03-05-2024 03:34 PM Jerusalem Timing

Libya Gradually Splintering... Gaddafi Renews Threats

Libya Gradually Splintering... Gaddafi Renews Threats

Some 130 slain soldiers with their hands tied behind their backs were shot dead near Benghazi for ’mutiny’

Until the early morning hours of the eighth day of the Libyan revolution, the casualties' figures were rising appallingly reaching about thousands. Colonel Muammar Gaddafi was re-tightening his bloody grip on the capital Tripoli and its surroundings by his militia, which spread terror in its neighborhoods.

With the exception of Tripoli which was threatened by immediate danger, it appeared that Gaddafi has lost his hold on the rest of Libya regions, starting from the east, which announced its complete freedom from the tyranny, to the south, where the tribes announced it is joining the Revolution, to the West, where the rebels made important breakthroughs, particularly in Misurata, but remained unable to reach the besieged capital from outside and violated from the inside.

Gaddafi bloodcurdlingly vowed to cling to power by any means, prompting a desperate expatriate exodus.
  
Pro-democracy demonstrators appeared in control of Libya's coastal east, from the Egyptian border through the cities of Tobruk and Benghazi, towns made famous as key World War II battlefields. Journalists saw regime opponents -- many of them armed -- all along the highway that hugs the Mediterranean coast.

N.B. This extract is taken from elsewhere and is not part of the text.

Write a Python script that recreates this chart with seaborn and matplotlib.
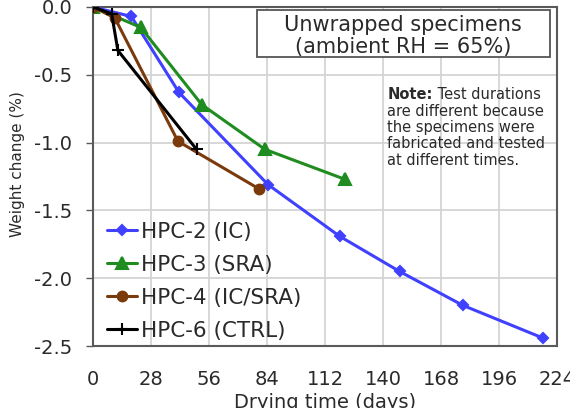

Libyan government vigilantes and snipers struggle to regain control of the capital after pro-Gaddafi forces lost several cities to revolutionary protesters.

Reports said the revolution flag is now flying over Tajuraa city close to Tripoli. The western cities of Zwaara and Azzawiya are also under the control of the protesters.

Anti-government protesters have also overrun the eastern province of Cyrenaica.

This comes as more and more soldiers are now joining the popular revolution.
Scores of Libyan soldiers have been executed for refusing to open fire on the protesters and obey Gaddafi orders to shoot peaceful protesters.

An amateur video shows the bodies of some 130 slain soldiers with their hands tied behind their backs. The mutinous soldiers were shot dead in al-Baida near the eastern city of Benghazi.

Two air force pilots jumped from parachutes from their Russian-made Sukhoi fighter jet and let it crash, rather than carry out orders to bomb opposition-held Benghazi, Libya's second largest city, the website Quryna reported, citing an unidentified officer in the air force control room.

One of the pilots — identified by the report as Ali Omar Gaddafi — was from Gaddafi's tribe, the Gadhadhfa.

A senior Libyan diplomat has resigned from his post as counselor at the country's embassy in Canada in protest at the violent crackdown on pro-democracy protesters, saying his decision was due to the embassy's effort aimed at hiding and downplaying the brutal attacks against protesters in his homeland, AFP reported.

GADDAFI TO AZ-ZAWIYAH PEOPLE: ISSUE RUN BY QAEDA!
In a new audio-speech, Gaddafi renewed on Thursday his accusations to the demonstrators and calls for the Libyan families to take off to the streets and fight the protestors.

Addressing the elders of Az-Zawiyah town west of the capital, Gaddafi claimed that Al-Qaeda was behind the unrest facing Libya, while the youth were on drugs and misbehaving. "It is obvious now that this issue is run by Al-Qaeda," he said.

"Those armed youngsters, our children, are incited by people who are wanted by America and the Western world. Those inciting are very few in numbers and we have to capture them. Others have to stay at home. They have guns, they feel trigger happy and they shoot especially when they are stoned on drugs."

Gaddafi expressed belief that the "situation is different from Egypt or Tunisia," based on the fact that he’s not a traditional president but, instead, an original leader. "Here the authority is in your hands, the people's hands. You can change authority any way you wish. It's your call. You are the elderly, the head of the tribes, the professors."
  
"They have been brainwashing the kids in this area and telling them to misbehave. These are the ones who are under Bin Laden's influence and authority, under the influence of drugs," Gaddafi went on to claim, seeking to convince the people of Libya to fight each other.